I was excited because this was the premiere of the one movie for which I really, REALLY wanted to share in the excitement. The saga to get The Hitchhiker's Guide to the Galaxy on screen has been decades in duration and it had always been present in the part of my life that housed Douglas, Arthur, Ford and friends.
For my first premiere I was quite lucky – I didn’t wait for long, I was in the perfect place to get photos and autographs and it was clement weather. Ozy and Ely were instrumental in getting me to conquer my politeness and elbow the crowd so I did get autographs and I walked away from my moment of High Geekiness with a hard-to-beat grin on my face.
The autographs? Arthur Dent himself, Martin Freeman; Zooey Deschanel, who plays the lovely Trillian and Anna Chancellor, a coup for me more for her role as Miss Bingley in Pride and Prejudice than her role in this movie.
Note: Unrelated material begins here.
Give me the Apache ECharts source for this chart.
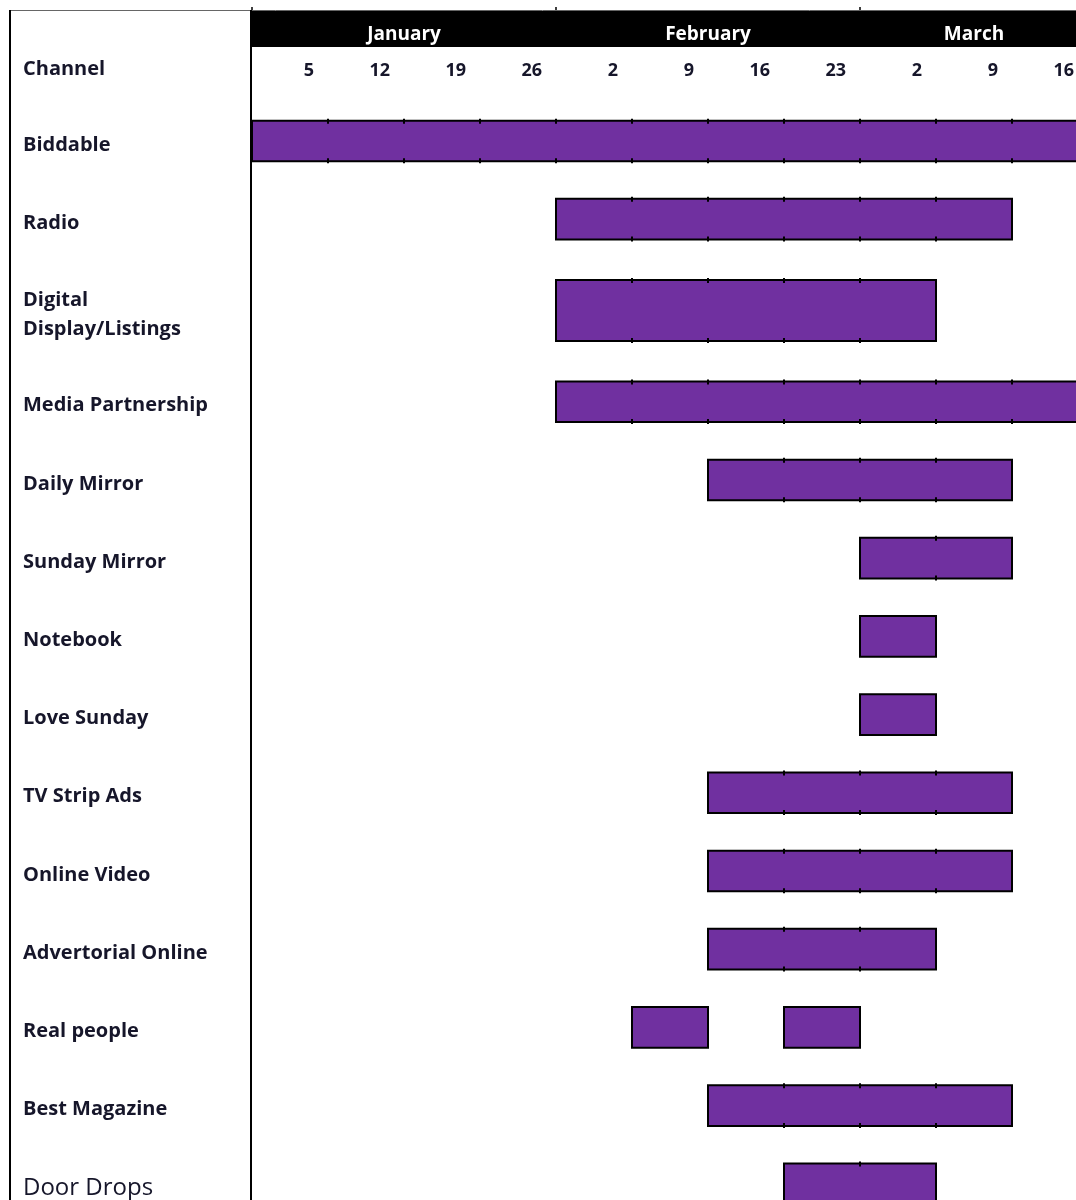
<!DOCTYPE html>
<html><head><meta charset="utf-8">
<script src="https://cdn.jsdelivr.net/npm/echarts@6/dist/echarts.min.js"></script>
<style>html,body{margin:0;padding:0;background:#fff}#c{width:1076px;height:1200px}</style>
</head><body><div id="c"></div>
<script>
const channels = ['Biddable','Radio','Digital\nDisplay/Listings','Media Partnership','Daily Mirror','Sunday Mirror','Notebook','Love Sunday','TV Strip Ads','Online Video','Advertorial Online','Real people','Best Magazine','Door Drops'];
const weekLabels = ['5','12','19','26','2','9','16','23','2','9','16'];
const months = ['January','February','March'];
const monthStartWeek = [0,4,8];
const monthEndWeek = [4,8,11];
// each flight: channel index, start week, end week (week 0 = w/c 5 January)
const flightChannel = [0,1,2,3,4,5,6,7,8,9,10,11,11,12,13];
const flightStart   = [0,4,4,4,6,8,8,8,6,6,6,5,7,6,7];
const flightEnd     = [11,10,9,11,10,10,9,9,10,10,9,6,8,10,9];

const FONT = 'Open Sans';
const TXT = '#16162a';
const PURPLE = '#7030A0';

// row layout: rows with a two-line label are taller
const rowUnits = channels.map(c => c.indexOf('\n') >= 0 ? 1.335 : 1);
const rowCenter = [];
(function(){ let acc = 0; rowUnits.forEach(u => { rowCenter.push(acc + u/2); acc += u; }); })();

const chart = echarts.init(document.getElementById('c'), null, {renderer:'canvas'});

function renderFlight(params, api){
  const row = api.value(0), s = api.value(1), e = api.value(2);
  const yc = rowCenter[row];
  const p0 = api.coord([s, yc]), p1 = api.coord([e, yc]);
  const unit = api.size([0, 1])[1];
  const tall = rowUnits[row] > 1;
  const h = tall ? unit * 0.78 : unit * 0.52;
  const y = p0[1] - h / 2;
  const children = [{
    type:'rect', shape:{x:p0[0], y:y, width:p1[0]-p0[0], height:h},
    style:{fill:PURPLE, stroke:'#000', lineWidth:2}
  }];
  for (let w = s + 1; w < e; w++) {
    const x = api.coord([w, yc])[0];
    children.push({type:'line', shape:{x1:x, y1:y-2, x2:x, y2:y+3}, style:{stroke:'#000', lineWidth:2}});
    children.push({type:'line', shape:{x1:x, y1:y+h-3, x2:x, y2:y+h+2}, style:{stroke:'#000', lineWidth:2}});
  }
  return {type:'group', children};
}

function renderLabel(params, api){
  const row = api.value(0);
  const p = api.coord([0, rowCenter[row]]);
  const name = channels[row];
  const isDD = name === 'Door Drops';
  return {type:'text', x:p[0] - 229, y:p[1] + 4, style:{
    text:name, fill:TXT, align:'left', verticalAlign:'middle', lineHeight:29,
    font:(isDD ? 'normal 24px "' : 'bold 20px "') + FONT + '"'}};
}

function renderMonth(params, api){
  const s = api.value(0), e = api.value(1);
  const p0 = api.coord([s, 0]), p1 = api.coord([e, 0]);
  const band = api.size([0, 1])[1];
  const top = p0[1] - band/2;
  return {type:'group', children:[
    {type:'rect', shape:{x:p0[0], y:top, width:p1[0]-p0[0]+1, height:band}, style:{fill:'#000'}},
    {type:'line', shape:{x1:p0[0], y1:top-4, x2:p0[0], y2:top}, style:{stroke:'#000', lineWidth:1.5}},
    {type:'text', x:(p0[0]+p1[0])/2, y:p0[1]+6, style:{text:months[params.dataIndex], fill:'#fff', font:'bold 19px "'+FONT+'"', align:'center', verticalAlign:'middle'}}
  ]};
}

const option = {
  animation:false,
  backgroundColor:'#fff',
  grid:[
    {left:252, top:101.9, width:836, height:1141.7, containLabel:false, outerBoundsMode:'none'},
    {left:252, top:11, width:836, height:36, containLabel:false, outerBoundsMode:'none'}
  ],
  xAxis:[
    {gridIndex:0, type:'value', position:'top', min:0, max:11, interval:1,
     axisLine:{show:false}, axisTick:{show:false}, splitLine:{show:false},
     axisLabel:{show:true, showMinLabel:true, showMaxLabel:true, margin:31, align:'right', verticalAlign:'middle', padding:[0,14,0,0],
       color:TXT, fontFamily:FONT, fontWeight:'bold', fontSize:18,
       formatter:v => v >= 1 ? weekLabels[v-1] : ''}},
    {gridIndex:1, type:'value', min:0, max:11, show:false}
  ],
  yAxis:[
    {gridIndex:0, type:'value', inverse:true, min:0, max:14.6, show:false},
    {gridIndex:1, type:'category', data:['m'], show:false}
  ],
  graphic:[
    {type:'line', shape:{x1:9, y1:10.5, x2:1076, y2:10.5}, style:{stroke:'#666', lineWidth:1}, z:10},
    {type:'line', shape:{x1:10, y1:10, x2:10, y2:1200}, style:{stroke:'#000', lineWidth:2}, z:10},
    {type:'line', shape:{x1:251, y1:10, x2:251, y2:1200}, style:{stroke:'#000', lineWidth:2}, z:10},
    {type:'text', x:23, y:69, style:{text:'Channel', fill:TXT, font:'bold 20px "'+FONT+'"', verticalAlign:'middle'}}
  ],
  series:[
    {type:'custom', xAxisIndex:0, yAxisIndex:0, renderItem:renderFlight,
     encode:{x:[1,2], y:0}, clip:false,
     data:flightChannel.map((c,i) => [c, flightStart[i], flightEnd[i]])},
    {type:'custom', xAxisIndex:0, yAxisIndex:0, renderItem:renderLabel,
     encode:{y:0}, clip:false,
     data:channels.map((c,i) => [i])},
    {type:'custom', xAxisIndex:1, yAxisIndex:1, renderItem:renderMonth,
     encode:{x:[0,1]}, clip:false,
     data:months.map((m,i) => [monthStartWeek[i], monthEndWeek[i]])}
  ]
};
chart.setOption(option);
</script>
</body></html>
The biggest star? Stephen Fry. I’m sorry, but my adoration of the man leaves me almost unable to articulate it in words. Suffice to say that two quotes from his great friend Douglas Adams will do the trick –
‘a brain the size of a planet’
(Marvin the Paranoid Android)
‘that is the least benightedly unintelligent organic life form it has been my profound lack of pleasure not to be able to avoid meeting.’
(paraphrased from Marvin again)
The biggest surprise? Movie stars really are titchy little people. REALLY small. Like I said, titchy.